Im Sommer herrschen hier Verhältnisse wie in einer Sauna. Es ist heiß, und dazu kommt eine permanent hohe Luftfeuchtigkeit. Im Winter ist es anders, aber keineswegs besser. Da herrscht eine unangenehm feuchte Kälte. Man kann also sagen, dass die Arbeit hier gewissermaßen das genaue Gegenstück ist zur Arbeit in einem klimatisierten Büro.
Csabas Mitarbeiter sind großteils unter 30, mithin in einem Alter, da man diese widrigen Bedingungen noch gut wegsteckt. Sie arbeiten zwei Tage hintereinander, jeweils für zwölf Stunden, dann haben sie zwei Tage frei, so sieht hier der Schichtrhythmus aus.
Die Autowaschstraße kam bei uns in den 1960er-Jahren auf. Die in Wien-Penzing ist eine von aktuell etwa 20 Anlagen in Wien und besteht schon seit 40 Jahren. Ihr stolzes Alter ist ihr anzusehen, die Wände könnten ruhig mal wieder gestrichen werden. Andererseits: Da diese Anlage nicht auf modern tut, nicht auf falschen Schein, wirkt sie sympathisch. Die wirklich notwendigen Nachrüstungen, wie etwa zuletzt den Tausch der alten Filzbürsten gegen moderne Schaumstoffbürsten, die führt sie regelmäßig durch.
Einst musste die auf Sauberkeit bedachte Autobesitzerin selbst zu Kübel und Schwamm greifen, davon befreite sie die Waschstraße. Alle Arbeit erledigen da die Bürsten, während die Fahrerin einfach im Auto sitzen bleibt. Sie braucht nichts zu tun. Soll auch nichts tun. Ein Förderband transportiert das Auto von einem Abschnitt der Waschanlage zum nächsten.
Pudelnass
Doch neulich, erzählt Csaba, kam es wieder einmal zu einem Zwischenfall: Eine ältere Dame stieg mitten in der Waschanlage aus ihrem Auto. «Sie wurde pudelnass. Zum Glück nur das, wenn sie in das Förderband geraten wäre, hätte sie sich arg verletzen können.» Diese Dame geriet in Panik, als sie die Bürsten auf sich zukommen sah, von vorne und von der Seite. Durch die Waschanlage fährt man wie durch eine Art Tunnel – nichts für Menschen mit Platzangst.
Eine Alternative sind die sogenannten Portalanlagen, von denen es, meist angeschlossen an eine Tankstelle, unzählige gibt. Da bewegen sich die Bürsten um das stehende Auto – und der Fahrer, die Fahrerin wartet draußen.

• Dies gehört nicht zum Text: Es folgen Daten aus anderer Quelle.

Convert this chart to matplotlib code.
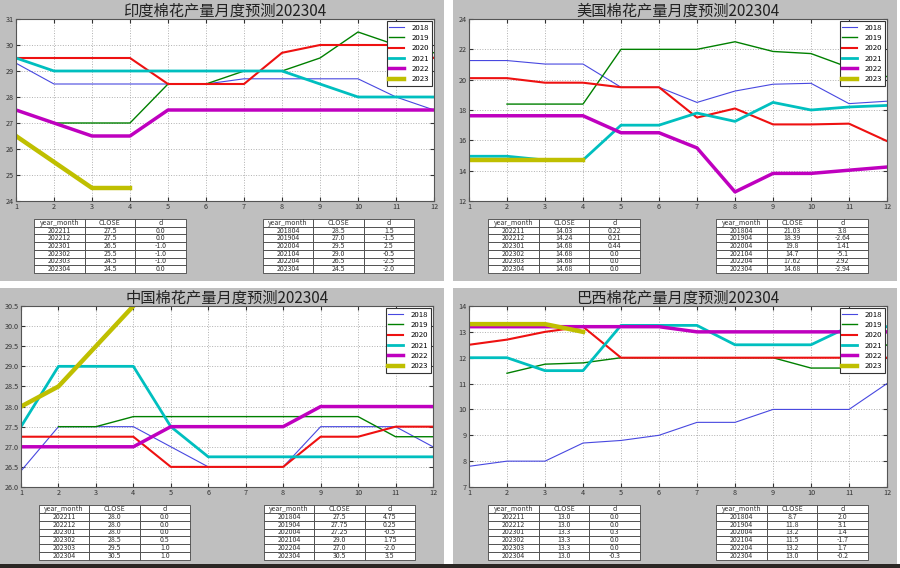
import numpy as np
import matplotlib
matplotlib.use("Agg")
import matplotlib.pyplot as plt
from matplotlib.patches import Rectangle

plt.rcParams['font.family'] = ['Noto Sans CJK SC', 'DejaVu Sans']

# ─── dados ────────────────────────────────────────────────────────────────
months = list(range(1, 13))
years = ["2018", "2019", "2020", "2021", "2022", "2023"]

india = {
    "2018": [29.3, 28.5, 28.5, 28.5, 28.5, 28.5, 28.7, 28.7, 28.7, 28.7, 28.0, 27.5],
    "2019": [None, 27.0, 27.0, 27.0, 28.5, 28.5, 29.0, 29.0, 29.5, 30.5, 30.0, 29.7],
    "2020": [29.5, 29.5, 29.5, 29.5, 28.5, 28.5, 28.5, 29.7, 30.0, 30.0, 30.0, 29.5],
    "2021": [29.5, 29.0, 29.0, 29.0, 29.0, 29.0, 29.0, 29.0, 28.5, 28.0, 28.0, 28.0],
    "2022": [27.5, 27.0, 26.5, 26.5, 27.5, 27.5, 27.5, 27.5, 27.5, 27.5, 27.5, 27.5],
    "2023": [26.5, 25.5, 24.5, 24.5],
}
usa = {
    "2018": [21.26, 21.26, 21.03, 21.03, 19.5, 19.5, 18.5, 19.25, 19.7, 19.76, 18.42, 18.58],
    "2019": [None, 18.39, 18.39, 18.39, 22.0, 22.0, 22.0, 22.5, 21.86, 21.72, 20.8, 20.2],
    "2020": [20.1, 20.1, 19.8, 19.8, 19.5, 19.5, 17.5, 18.1, 17.05, 17.05, 17.1, 15.95],
    "2021": [14.95, 14.95, 14.7, 14.7, 17.0, 17.0, 17.8, 17.25, 18.5, 18.0, 18.2, 18.3],
    "2022": [17.62, 17.62, 17.62, 17.62, 16.5, 16.5, 15.5, 12.6, 13.82, 13.82, 14.03, 14.24],
    "2023": [14.68, 14.68, 14.68, 14.68],
}
china = {
    "2018": [26.4, 27.5, 27.5, 27.5, 27.0, 26.5, 26.5, 26.5, 27.5, 27.5, 27.5, 27.0],
    "2019": [None, 27.5, 27.5, 27.75, 27.75, 27.75, 27.75, 27.75, 27.75, 27.75, 27.25, 27.25],
    "2020": [27.25, 27.25, 27.25, 27.25, 26.5, 26.5, 26.5, 26.5, 27.25, 27.25, 27.5, 27.5],
    "2021": [27.5, 29.0, 29.0, 29.0, 27.5, 26.75, 26.75, 26.75, 26.75, 26.75, 26.75, 26.75],
    "2022": [27.0, 27.0, 27.0, 27.0, 27.5, 27.5, 27.5, 27.5, 28.0, 28.0, 28.0, 28.0],
    "2023": [28.0, 28.5, 29.5, 30.5],
}
brazil = {
    "2018": [7.8, 8.0, 8.0, 8.7, 8.8, 9.0, 9.5, 9.5, 10.0, 10.0, 10.0, 11.0],
    "2019": [None, 11.4, 11.75, 11.8, 12.0, 12.0, 12.0, 12.0, 12.0, 11.6, 11.6, 12.5],
    "2020": [12.5, 12.7, 13.0, 13.2, 12.0, 12.0, 12.0, 12.0, 12.0, 12.0, 12.0, 12.0],
    "2021": [12.0, 12.0, 11.5, 11.5, 13.25, 13.25, 13.25, 12.5, 12.5, 12.5, 13.2, 13.2],
    "2022": [13.2, 13.2, 13.2, 13.2, 13.2, 13.2, 13.0, 13.0, 13.0, 13.0, 13.0, 13.0],
    "2023": [13.3, 13.3, 13.3, 13.0],
}

recent_months = ["202211", "202212", "202301", "202302", "202303", "202304"]
april_months = ["201804", "201904", "202004", "202104", "202204", "202304"]

india_recent = [["27.5", "0.0"], ["27.5", "0.0"], ["26.5", "-1.0"],
                ["25.5", "-1.0"], ["24.5", "-1.0"], ["24.5", "0.0"]]
india_april = [["28.5", "1.5"], ["27.0", "-1.5"], ["29.5", "2.5"],
               ["29.0", "-0.5"], ["26.5", "-2.5"], ["24.5", "-2.0"]]
usa_recent = [["14.03", "0.22"], ["14.24", "0.21"], ["14.68", "0.44"],
              ["14.68", "0.0"], ["14.68", "0.0"], ["14.68", "0.0"]]
usa_april = [["21.03", "3.8"], ["18.39", "-2.64"], ["19.8", "1.41"],
             ["14.7", "-5.1"], ["17.62", "2.92"], ["14.68", "-2.94"]]
china_recent = [["28.0", "0.0"], ["28.0", "0.0"], ["28.0", "0.0"],
                ["28.5", "0.5"], ["29.5", "1.0"], ["30.5", "1.0"]]
china_april = [["27.5", "4.75"], ["27.75", "0.25"], ["27.25", "-0.5"],
               ["29.0", "1.75"], ["27.0", "-2.0"], ["30.5", "3.5"]]
brazil_recent = [["13.0", "0.0"], ["13.0", "0.0"], ["13.3", "0.3"],
                 ["13.3", "0.0"], ["13.3", "0.0"], ["13.0", "-0.3"]]
brazil_april = [["8.7", "2.0"], ["11.8", "3.1"], ["13.2", "1.4"],
                ["11.5", "-1.7"], ["13.2", "1.7"], ["13.0", "-0.2"]]

# ─── estilo ───────────────────────────────────────────────────────────────
STYLE = {
    "2018": ("#4848e0", 0.8),
    "2019": ("#008000", 1.0),
    "2020": ("#ee1111", 1.5),
    "2021": ("#00bfbf", 2.0),
    "2022": ("#bf00bf", 2.5),
    "2023": ("#bfbf00", 3.2),
}

W, H = 900, 568
fig = plt.figure(figsize=(W / 100, H / 100), dpi=100)
fig.patch.set_facecolor("white")


def px_rect(x0, y0, x1, y1):
    return [x0 / W, (H - y1) / H, (x1 - x0) / W, (y1 - y0) / H]


def panel_bg(x0, y0, x1, y1, color="#bfbfbf"):
    fig.patches.append(Rectangle((x0 / W, (H - y1) / H), (x1 - x0) / W,
                                 (y1 - y0) / H, transform=fig.transFigure,
                                 facecolor=color, edgecolor="none", zorder=-5))


def draw_chart(rect, title, data, ylim, yticks, yfmt):
    ax = fig.add_axes(px_rect(*rect))
    for y in years:
        vals = data[y]
        xs = [m for m, v in zip(months, vals) if v is not None]
        vs = [v for v in vals if v is not None]
        c, lw = STYLE[y]
        ax.plot(xs, vs, color=c, lw=lw, label=y)
    ax.set_xlim(1, 12)
    ax.set_ylim(*ylim)
    ax.set_xticks(months)
    ax.set_yticks(yticks)
    ax.set_yticklabels([yfmt.format(t) for t in yticks])
    ax.grid(True, color="#b0b0b0", linestyle=":", linewidth=0.7)
    ax.tick_params(labelsize=5.2, direction="in", length=3, pad=1.5,
                   top=True, right=True, colors="#333333")
    for s in ax.spines.values():
        s.set_color("#555555")
        s.set_linewidth(0.8)
    ax.set_title(title, fontsize=11, pad=2.5, color="#222222")
    leg = ax.legend(loc="upper right", fontsize=5.6, fancybox=False,
                    handlelength=1.9, handletextpad=1.0, borderpad=0.35,
                    labelspacing=0.3, framealpha=1, borderaxespad=0.25)
    leg.get_frame().set_edgecolor("#333333")
    leg.get_frame().set_linewidth(0.8)
    return ax


def draw_table(rect, keys, rows):
    ax = fig.add_axes(px_rect(*rect))
    ax.axis("off")
    cells = [[k] + r for k, r in zip(keys, rows)]
    tb = ax.table(cellText=cells, colLabels=["year_month", "CLOSE", "d"],
                  cellLoc="center", bbox=[0, 0, 1, 1])
    tb.auto_set_font_size(False)
    tb.set_fontsize(5)
    for cell in tb.get_celld().values():
        cell.set_edgecolor("#444444")
        cell.set_linewidth(0.6)
        cell.set_facecolor("white")
        cell.get_text().set_color("#333333")


panel_bg(0, 0, 444, 281)
panel_bg(453, 0, 897, 281)
panel_bg(0, 288, 444, 564)
panel_bg(453, 288, 897, 564)
panel_bg(0, 564, 900, 568, color="#2b2724")

draw_chart((16, 19, 434, 201), "印度棉花产量月度预测202304", india,
           (24, 31), np.arange(24, 32, 1), "{:.0f}")
draw_chart((469, 19, 887, 201), "美国棉花产量月度预测202304", usa,
           (12, 24), np.arange(12, 25, 2), "{:.0f}")
draw_chart((21, 306, 433, 487), "中国棉花产量月度预测202304", china,
           (26, 30.5), np.arange(26, 30.51, 0.5), "{:.1f}")
draw_chart((469, 306, 887, 487), "巴西棉花产量月度预测202304", brazil,
           (7, 14), np.arange(7, 15, 1), "{:.0f}")

draw_table((34, 219, 186, 273), recent_months, india_recent)
draw_table((263, 219, 414, 273), april_months, india_april)
draw_table((488, 219, 640, 273), recent_months, usa_recent)
draw_table((716, 219, 868, 273), april_months, usa_april)
draw_table((39, 505, 190, 560), recent_months, china_recent)
draw_table((264, 505, 415, 560), april_months, china_april)
draw_table((488, 505, 640, 560), recent_months, brazil_recent)
draw_table((716, 505, 868, 560), april_months, brazil_april)

fig.savefig("out.png", dpi=100, facecolor="white")
plt.close(fig)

Hochbetrieb, sagt Csaba, herrsche in seiner Waschanlage immer von Frühjahr bis Sommer, wenn Saharasand und Blütenstaub sich auf das geliebte Blech legen. Im Winter sei eher Flaute: «Da kommen die Leute nur, um den Unterboden vom Salz zu befreien. Eine Wäsche machen sie kaum, denn wenn sie aus der Waschstraße fahren, auf die verschmutzte Fahrbahn, ist ihr Auto bald wieder dreckig.»
Zwei Stunden hat Csaba an dem Van gearbeitet. Nun wird er mit der Innenreinigung fertig. Als Letztes kommen die Fenster dran, wie immer, auch dies eine goldene Regel in dieser Branche. Er fährt das Auto nach draußen, bei Sonnenlicht erfolgt die letzte Überprüfung. Alles muss picobello sein, so wünscht es der Kunde.
Bücken, strecken, wischen. Die Innenreinigung ist ein wahres Fitnessprogramm. Bei permanentem Lärmpegel. Und trotzdem: Csaba versichert glaubhaft, dass die Arbeit für ihn vor allem Entspannung bedeutet: «Ich kann dabei herrlich abschalten. Das ist Routine für mich, ich denke währenddessen an alles Andere, nur nicht an die Arbeit.» Jedenfalls bis es wieder für ihn heißt, zwischen zwei Streithähne zu gehen.